Dort erschien am Tag der Verkündung eine Meldung unter der Schlagzeile: „Deutsche Stars für gleich mehrere Oscars nominiert“. Dazu gab es ein Bild von Sandra Hüller zu sehen. İlker Çatak tauchte auch in dem Artikel auf, sogar gleich im ersten Satz, in einem Atemzug mit Wim Wenders – bedauernswerterweise aber mit einer falschen Schreibweise: Dort hieß er nur „Ilker Catak“.
„Mein Name kam kaum vor“
Genau darüber hat sich İlker Çatak in einem Interview mit der „Süddeutschen Zeitung“ aufgeregt. „In sehr vielen Überschriften stand: Sandra Hüller und Wim Wenders sind für den Oscar nominiert. Mein Name kam kaum vor, wenn dann der Titel meines Films: Hüller, Wenders, ‚Das Lehrerzimmer‘. So langsam bekomme ich den Eindruck, dass man anscheinend einen deutschen Namen braucht, um in der Berichterstattung erwähnt zu werden“, sagte der Filmemacher dort und monierte: „Wenn ich dann doch noch irgendwo in einem Nebensatz erwähnt wurde, dann meistens auch noch falsch geschrieben.“
Autsch, dachte ich da: erwischt. Ich habe den besagten t-online-Artikel nicht geschrieben. Aber ich hätte es sein können. Als ich Çataks Kritik las, dachte ich an die Mechanismen der Medienwelt, an die Regeln der Reichweitenoptimierung, die üblichen Verkürzungen und Kniffe, mit denen wir Journalisten unsere Artikel überschreiben, um sie möglichst lesbar und attraktiv zu gestalten und dadurch so viele Leser wie möglich zu erreichen.

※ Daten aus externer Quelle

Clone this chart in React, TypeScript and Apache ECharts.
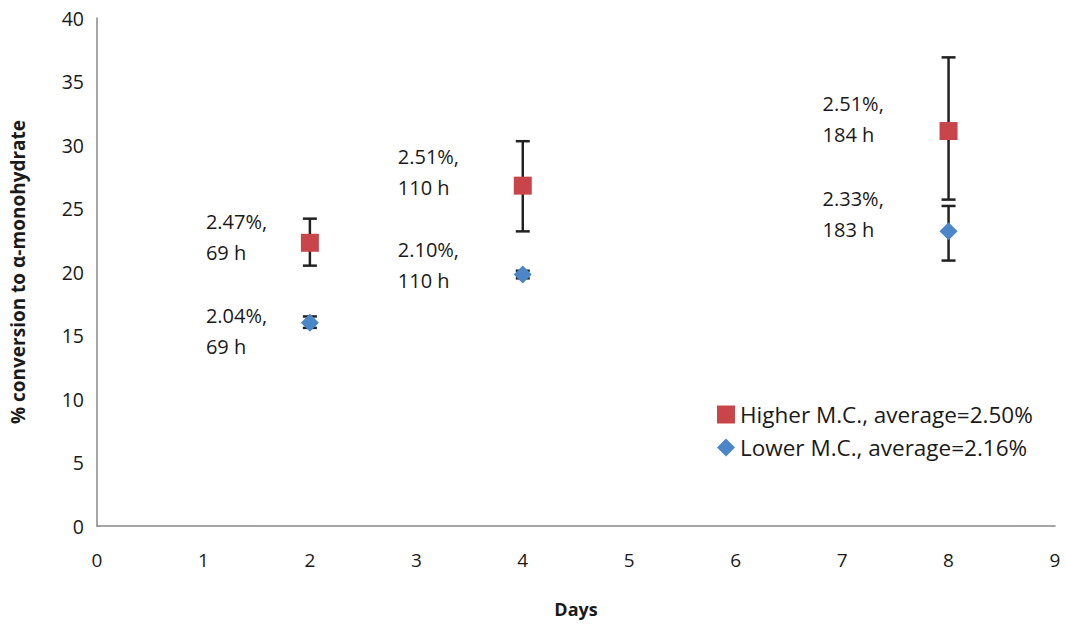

Bei Sandra Hüller kann noch folgendes Argument greifen: Sie ist erstmals seit den Dreißigerjahren eine Deutsche, die bei den Oscars für die Beste Hauptdarstellerin nominiert ist – sie persönlich, für ihre schauspielerische Leistung in „Anatomie eines Falls“. Es liegt auf der Hand, das beim Namen zu nennen, denn es kommt einer Sensation gleich. Bei Çatak hingegen stellt sich die Sachlage anders dar: Sein Werk „Das Lehrerzimmer“ ist nominiert, nicht zwangsläufig nur er als Person. Es ist die ganze Produktion, die prämiert werden könnte und daran trägt er stellvertretend als Regisseur und einer der zwei Drehbuchautoren großen Anteil.
Man könnte nun sogar einwenden, dass der Preis, sollte er am Sonntag beim Auslandsoscar tatsächlich an Deutschland und „Das Lehrerzimmer“ gehen, auch Ingo Fliess gehört. Er ist der Produzent des Films und als „Das Lehrerzimmer“ im vergangenen Jahr den Hauptpreis als Bester Spielfilm beim Deutschen Filmpreis gewann, nahm Fliess die Trophäe stellvertretend für das Werk entgegen. İlker Çatak wurde an dem Abend als Bester Regisseur gekürt und entsprechend auf der Bühne gefeiert – aber diese Extrakategorie gibt es beim Auslandsoscar nicht.